What do you hope that this research will add to your field? 

I hope that this research will make contributions to intellectual history, political theology, and normative arguments about what we owe strangers in a global age at interpersonal and structural levels. This might trouble the ways that “religious” and “secular” are used in thinking about ethics and politics, even as it addresses the fraught nature of arguments defending “Christian” universalism against “Jewish” particularity. At the same time, especially given resurgent interest in religion and nationalism, I hope my defense of a version of liberal internationalism might respond to its critics on both the left and the right.

What’s one thing about your current project that you think would interest the public? 

For better or worse, it is not hard to motivate interest in the role of religion in public life or the contested relationship between national belonging and global solidarity. Competing interpretations of the parable of the Good Samaritan, for example, have been invoked in recent public controversies. The story, conventionally read, teaches the importance of universal concern for any human being. But not everyone shares the same convictions about what human beings owe one another and how best to meet human need. Situating these interpretations in a broader setting could potentially be of interest to a wider public tempted by despair in our catastrophic circumstances of human suffering.

Tell us about your year as an Old Dominion Research Professor. 

An “in-residence” leave is different for many reasons. I do not have to learn where to find books and good coffee. A break from the demands of teaching allows me to read more slowly and take advantage of Princeton’s intellectual community—especially across academic divisions—in ways that are difficult during a regular year, including scholarly exchanges with our many visitors. It also meant that I was able to see my two kids win their Princeton Middle School basketball championship!

Are there any memorable humanities events that you’ve attended this year?

A highlight of my Old Dominion year has been the weekly gatherings of the Society of Fellows.
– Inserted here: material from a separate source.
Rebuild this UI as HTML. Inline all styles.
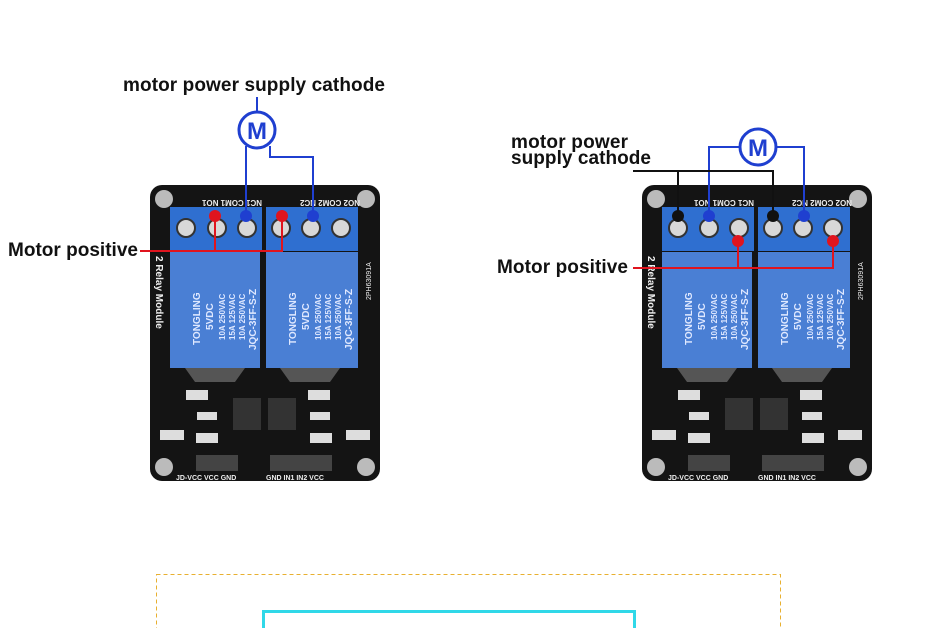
<!DOCTYPE html>
<html><head><meta charset="utf-8"><style>
html,body{margin:0;padding:0;background:#fff;}
svg{display:block;font-family:"Liberation Sans",sans-serif;}
</style></head><body>
<svg width="950" height="628" viewBox="0 0 950 628" xmlns="http://www.w3.org/2000/svg">
<defs>
<g id="board">
  <rect x="150" y="185" width="230" height="296" rx="12" fill="#141414"/>
  <circle cx="164" cy="199" r="9" fill="#bbb"/><circle cx="366" cy="199" r="9" fill="#bbb"/>
  <circle cx="164" cy="467" r="9" fill="#bbb"/><circle cx="366" cy="467" r="9" fill="#bbb"/>
  <g fill="#eee" font-size="8" font-weight="bold">
    <text transform="translate(262,200) rotate(180)">NC1  COM1  NO1</text>
    <text transform="translate(360,200) rotate(180)">NO2 COM2  NC2</text>
  </g>
  <rect x="170" y="207" width="92" height="44" fill="#2f6fd0"/>
  <rect x="266" y="207" width="92" height="44" fill="#2f6fd0"/>
  <g fill="#d8d8d8" stroke="#333" stroke-width="2">
    <circle cx="186" cy="228" r="9"/><circle cx="217" cy="228" r="9"/><circle cx="247" cy="228" r="9"/>
    <circle cx="281" cy="228" r="9"/><circle cx="311" cy="228" r="9"/><circle cx="341" cy="228" r="9"/>
  </g>
  <rect x="170" y="252" width="90" height="116" fill="#4a7fd4"/>
  <rect x="266" y="252" width="92" height="116" fill="#4a7fd4"/>
  <path d="M185 368 L195 382 L235 382 L245 368 Z M280 368 L290 382 L330 382 L340 368 Z" fill="#555"/>
  <g fill="#dfe8ff" font-size="10" font-weight="bold">
    <text transform="translate(200,345) rotate(-90)">TONGLING</text>
    <text transform="translate(213,330) rotate(-90)">5VDC</text>
    <text transform="translate(225,340) rotate(-90)" font-size="8">10A 250VAC</text>
    <text transform="translate(235,340) rotate(-90)" font-size="8">15A 125VAC</text>
    <text transform="translate(245,340) rotate(-90)" font-size="8">10A 250VAC</text>
    <text transform="translate(256,350) rotate(-90)">JQC-3FF-S-Z</text>
    <text transform="translate(296,345) rotate(-90)">TONGLING</text>
    <text transform="translate(309,330) rotate(-90)">5VDC</text>
    <text transform="translate(321,340) rotate(-90)" font-size="8">10A 250VAC</text>
    <text transform="translate(331,340) rotate(-90)" font-size="8">15A 125VAC</text>
    <text transform="translate(341,340) rotate(-90)" font-size="8">10A 250VAC</text>
    <text transform="translate(352,350) rotate(-90)">JQC-3FF-S-Z</text>
  </g>
  <text transform="translate(156,256) rotate(90)" fill="#eee" font-size="10" font-weight="bold">2 Relay Module</text>
  <text transform="translate(371,300) rotate(-90)" fill="#eee" font-size="7">2PH63091A</text>
  <rect x="233" y="398" width="28" height="32" fill="#333"/><rect x="268" y="398" width="28" height="32" fill="#333"/>
  <g fill="#ddd">
    <rect x="186" y="390" width="22" height="10"/><rect x="308" y="390" width="22" height="10"/>
    <rect x="197" y="412" width="20" height="8"/><rect x="310" y="412" width="20" height="8"/>
    <rect x="160" y="430" width="24" height="10"/><rect x="346" y="430" width="24" height="10"/>
    <rect x="196" y="433" width="22" height="10"/><rect x="310" y="433" width="22" height="10"/>
  </g>
  <rect x="196" y="455" width="42" height="16" fill="#444"/><rect x="270" y="455" width="62" height="16" fill="#444"/>
  <g fill="#eee" font-size="7" font-weight="bold">
    <text x="176" y="480">JD-VCC VCC GND</text><text x="266" y="480">GND IN1 IN2 VCC</text>
  </g>
</g>
</defs>
<use href="#board"/>
<use href="#board" transform="translate(492,0)"/>

<g font-weight="bold" fill="#111" font-size="19">
  <text x="123" y="91" textLength="262">motor power supply cathode</text>
  <text x="8" y="256" textLength="130">Motor positive</text>
  <text x="511" y="148" textLength="117">motor power</text>
  <text x="511" y="164" textLength="140">supply cathode</text>
  <text x="497" y="273" textLength="131">Motor positive</text>
</g>

<!-- left wiring -->
<line x1="257" y1="97" x2="257" y2="112" stroke="#1f3fd0" stroke-width="2"/>
<circle cx="257" cy="130" r="18" fill="#fff" stroke="#1f3fd0" stroke-width="3"/>
<text x="257" y="139" text-anchor="middle" font-size="24" font-weight="bold" fill="#1f3fd0">M</text>
<polyline points="246,146 246,216" fill="none" stroke="#1f3fd0" stroke-width="2"/>
<polyline points="270,146 270,157 313,157 313,216" fill="none" stroke="#1f3fd0" stroke-width="2"/>
<circle cx="246" cy="216" r="6" fill="#1f3fd0"/><circle cx="313" cy="216" r="6" fill="#1f3fd0"/>
<polyline points="140,251 282,251 282,216" fill="none" stroke="#e0141e" stroke-width="2"/>
<line x1="215" y1="216" x2="215" y2="251" stroke="#e0141e" stroke-width="2"/>
<circle cx="215" cy="216" r="6" fill="#e0141e"/><circle cx="282" cy="216" r="6" fill="#e0141e"/>

<!-- right wiring -->
<circle cx="758" cy="147" r="18" fill="#fff" stroke="#1f3fd0" stroke-width="3"/>
<text x="758" y="156" text-anchor="middle" font-size="24" font-weight="bold" fill="#1f3fd0">M</text>
<polyline points="740,147 709,147 709,216" fill="none" stroke="#1f3fd0" stroke-width="2"/>
<polyline points="776,147 804,147 804,216" fill="none" stroke="#1f3fd0" stroke-width="2"/>
<circle cx="709" cy="216" r="6" fill="#1f3fd0"/><circle cx="804" cy="216" r="6" fill="#1f3fd0"/>
<polyline points="633,171 773,171 773,216" fill="none" stroke="#111" stroke-width="2"/>
<line x1="678" y1="171" x2="678" y2="216" stroke="#111" stroke-width="2"/>
<circle cx="678" cy="216" r="6" fill="#111"/><circle cx="773" cy="216" r="6" fill="#111"/>
<polyline points="633,268 833,268 833,241" fill="none" stroke="#e0141e" stroke-width="2"/>
<line x1="738" y1="241" x2="738" y2="268" stroke="#e0141e" stroke-width="2"/>
<circle cx="738" cy="241" r="6" fill="#e0141e"/><circle cx="833" cy="241" r="6" fill="#e0141e"/>

<!-- bottom -->
<rect x="156.5" y="574.5" width="624" height="80" fill="none" stroke="#e8b030" stroke-width="1" stroke-dasharray="4,3"/>
<rect x="263.5" y="611.5" width="371" height="40" fill="none" stroke="#30d8e8" stroke-width="3"/>
</svg>
</body></html>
These interdisciplinary conversations with faculty and postdoctoral fellows give me hope for the future of the humanities.

Is there any other piece of your work that you’d like to highlight? 

Apart from work on the book project, this sabbatical year allowed me to edit a special journal issue on Christianity and the liberal political tradition, including an article on “The Church of England as Liberal Christian Nationalism.” I published another journal article, “Christian Ethics and the Arc of the Universe: King, Augustine, and the Philosophy of History,” and a book review on the historiography of late antiquity. I also gave a talk at the National Press Club in Washington, D.C., on “Politics and the Problem of Dirty Hands.” Later this term, I will present at a conference at Oxford University on “Reimagining Humanism: Religious Humanisms as Frameworks for Building a Common Life in a Fractured World.” I am grateful to the Humanities Council for its support.